Feast Day Reflection by Sister Ellen Keane
James O’Connell, MD, founder of the Boston Health Care for the Homeless Program recalls his first assignment to the Pine Street Inn, a shelter for homeless men in Boston. He shared the following experience as a young doctor and his encounter with the head nurse Barbara McInnis.
“Her initial greeting was met with my youthful skepticism: ‘You will do just fine if you listen to us and do what we say. You’ll have to forget much of what you were taught in residency.’ It was the words that followed that would bring me to my knees: ‘Nothing changes in the life of a homeless person unless you slow down and take the time to earn trust and develop a lasting relationship.’
Virtually all visits to the Nurses’ Clinic began with a foot-soak. The waiting area had ten chairs, all occupied by shelter guests soaking their feet in buckets of warm water mixed with an antibacterial. This ritual was instituted by the nurses not only for comfort and hygiene, but also as a sign of service and respect. And what would become the moment of Eucharist for me was the moment Barbara informed me that my apprenticeship would begin with a couple months of learning the art and skill of soaking feet. She set aside my stethoscope and doctor bag. No medical questions, no chief complaints, no review of systems, no diagnosing. ‘Just tend to the feet and ask what else you can do to help.’”
…. The account of the last supper narrated in John’s Gospel given flesh in the here and now in that beautiful ritual of the washing of the feet and Christ’s invitation to give flesh to that ritual in our relationships with others. For it is all about relationship. A tender touch… a reaching out to those in need is timeless, especially during this time of pandemic …
As we experience Christ’s passion in our own realities during these uncertain days may the words from the heart of Christ speak to our hearts … “as I have done for you, may you in turn do for one another.”
In the sixth month the angel Gabriel was sent by God to a town in Galilee called Nazareth, to a virgin betrothed to a man named Joseph, of the House of David; and the virgin’s name was Mary. He went in and said to her, “Rejoice, so highly favoured! The Lord is with you.” She was deeply disturbed by these words and asked herself what this greeting could mean, but the angel said to her. “Mary, do not be afraid; you have won God’s favour. Listen! You are to conceive and bear a son, and you must name him Jesus. He will be great and will be called Son of the Most High.
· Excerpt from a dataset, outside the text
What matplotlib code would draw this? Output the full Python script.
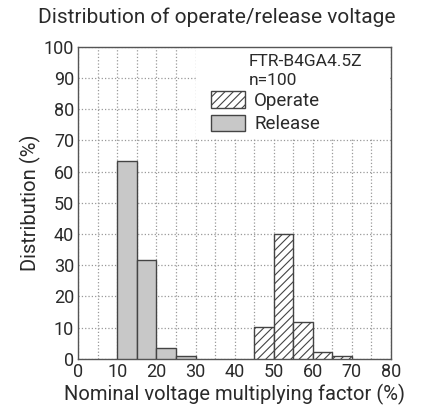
import matplotlib.pyplot as plt
from matplotlib.patches import Patch, Rectangle
import numpy as np

plt.rcParams['font.family'] = ['Roboto', 'DejaVu Sans']
plt.rcParams['hatch.linewidth'] = 0.8

# Bin left edges (% of nominal voltage), bin width 5
release_bins = [10, 15, 20, 25]
release_vals = [63.5, 31.7, 3.5, 1.0]
operate_bins = [45, 50, 55, 60, 65]
operate_vals = [10.3, 40.0, 11.7, 2.3, 1.0]
bin_width = 5

model_name = "FTR-B4GA4.5Z"
sample_n = "n=100"

txt = '#2a2a2a'
edge = '#444444'

fig = plt.figure(figsize=(4.25, 4.11), dpi=100)
ax = fig.add_axes([0.184, 0.127, 0.736, 0.759])
ax.set_axisbelow(True)

ax.bar(release_bins, release_vals, width=bin_width, align='edge',
       color='#c8c8c8', edgecolor=edge, linewidth=1.0, zorder=3)
ax.bar(operate_bins, operate_vals, width=bin_width, align='edge',
       color='white', edgecolor=edge, hatch='////', linewidth=1.0, zorder=3)

ax.set_xlim(0, 80)
ax.set_ylim(0, 100)
ax.set_xticks(np.arange(0, 81, 10))
ax.set_yticks(np.arange(0, 101, 10))
ax.set_xticks(np.arange(5, 80, 10), minor=True)
ax.tick_params(which='both', length=0, labelsize=13, colors=txt, pad=3)
ax.grid(which='both', axis='x', linestyle=':', color='#999999', linewidth=0.9)
ax.grid(which='major', axis='y', linestyle=':', color='#999999', linewidth=0.9)
for s in ax.spines.values():
    s.set_color('#555555')
    s.set_linewidth(1.0)

# white area behind the annotation block hides the grid
ax.add_patch(Rectangle((30, 70.5), 49.8, 29.3, facecolor='white',
                       edgecolor='none', zorder=2))

ax.text(43.5, 95.2, model_name, fontsize=12.5, va='center', color=txt, zorder=4)
ax.text(43.5, 89.3, sample_n, fontsize=12.5, va='center', color=txt, zorder=4)
handles = [Patch(facecolor='white', edgecolor=edge, hatch='////', label='Operate'),
           Patch(facecolor='#c8c8c8', edgecolor=edge, label='Release')]
ax.legend(handles=handles, loc='upper left', bbox_to_anchor=(0.425, 0.858),
          frameon=False, fontsize=13.5, handlelength=1.8, handleheight=1.0,
          handletextpad=0.5, labelspacing=0.25, borderaxespad=0, borderpad=0,
          labelcolor=txt)

ax.set_xlabel("Nominal voltage multiplying factor (%)", fontsize=14.5, color=txt, labelpad=2)
ax.set_ylabel("Distribution (%)", fontsize=14.5, color=txt, labelpad=2)
fig.text(0.51, 0.957, "Distribution of operate/release voltage", fontsize=15,
         ha='center', va='center', color=txt)

fig.savefig('out.png', dpi=100)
The Lord God will give him the throne of his ancestor David; he will rule over the House of Jacob for ever and his reign will have no end.”
Mary said to the angel, “But how can this come about, since I am a virgin?” “The Holy Spirit will come upon you” the angel answered “and the power of the Most High will cover you with its shadow. And so the child will be holy and will be called Son of God. Know this too: your kinswoman Elizabeth has, in her old age, herself conceived a son, and she whom people called barren is now in her sixth month, for nothing is impossible to God.”
“I am the handmaid of the Lord,” said Mary “Let what you have said be done to me.” And the angel left her.